Moving from southern hemisphere soon-to-be-summer to northern hemisphere winter-coming-soon, what strikes me immediately is the light, or the lack of it, or should I say the subtlety of it. The sky might be dimming after 3:30 in the afternoon, but there is light everywhere, in all sorts of intriguing and beautiful ways. I love cycling down the Lakes late in the afternoon in the gloaming—crossing the trippy neon lit footbridge from Øster Søgade to the western side, with the oil-slick water lapping beside, and the lights of the buildings on shore glimmering like a thousand eyes.
It’s hard not to notice that Christmas is a little over a month away, and all the streets and shops are now being decorated with illuminated santas, garlands of fairy lights, candles and Christmas trees.On the weekend we went down to Nyhavn where a Christmas market is now set up beside the canal. It was pretty nippy around the ears—despite the rugs and lanterns on the outdoor tables there were very few souls going al fresco on the restaurant strip. Just round the corner at Kongens Nytorv, Magasin du Nord department store is picked out in lights—very 19th century, reminds me of the illuminations for royal visits that turned city buildings into fairy-palaces. At the Torvehallern market, there’s something primal about the large braziers that are now set outside to keep the night and the cold at bay.
Look up as you are walking along any street and you are likely to see a candle or two burning in an apartment window. It is striking to us how everyone seems to have curtainless windows—it takes a while to get used to the fact that whether you are outside walking by, or inside looking out, there’s a kind of permeability of the public and the private which is quite different to what we are used to in Melbourne.

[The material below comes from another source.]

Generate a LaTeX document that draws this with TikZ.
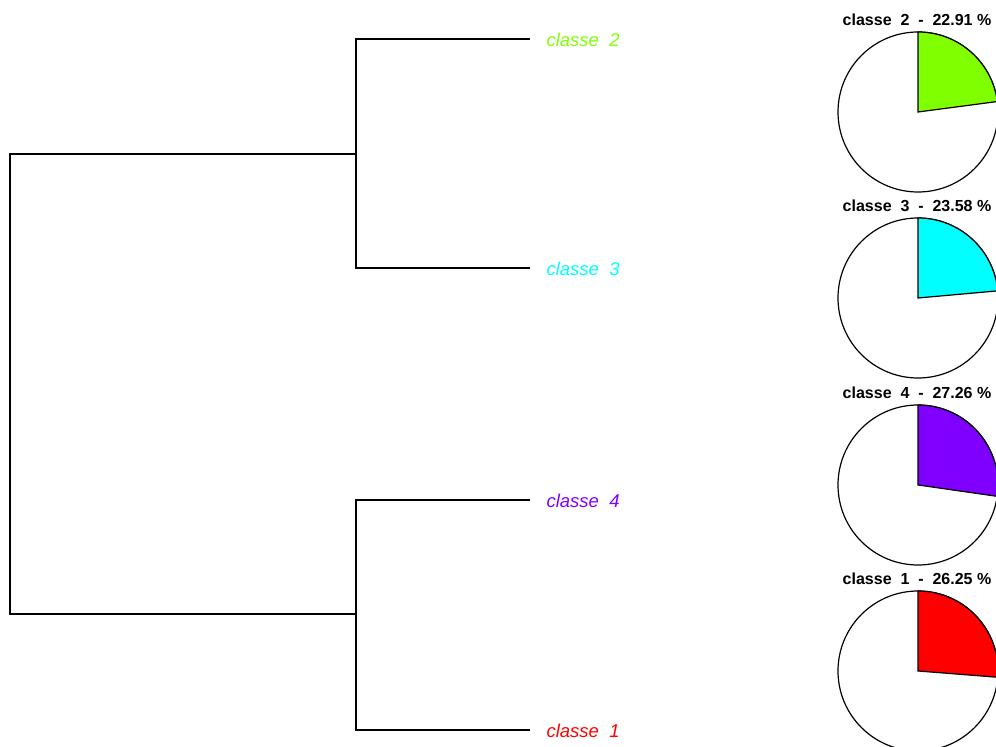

Light/ Dark is one of the deepest dualities in our psyche. In the urban setting, while the technology of delivery may have changed over the centuries, light has long been a metaphor for luxury, civilisation, order, control. The iconography of lighting company letterheads from City of Melbourne archives attested to the moral power of illumination as well as the wonder of technology. I’m looking forward to reading Peter C. Baldwin’s new book In the watches of the night: life in the nocturnal city, 1820-1930 (University of Chicago Press, 2012).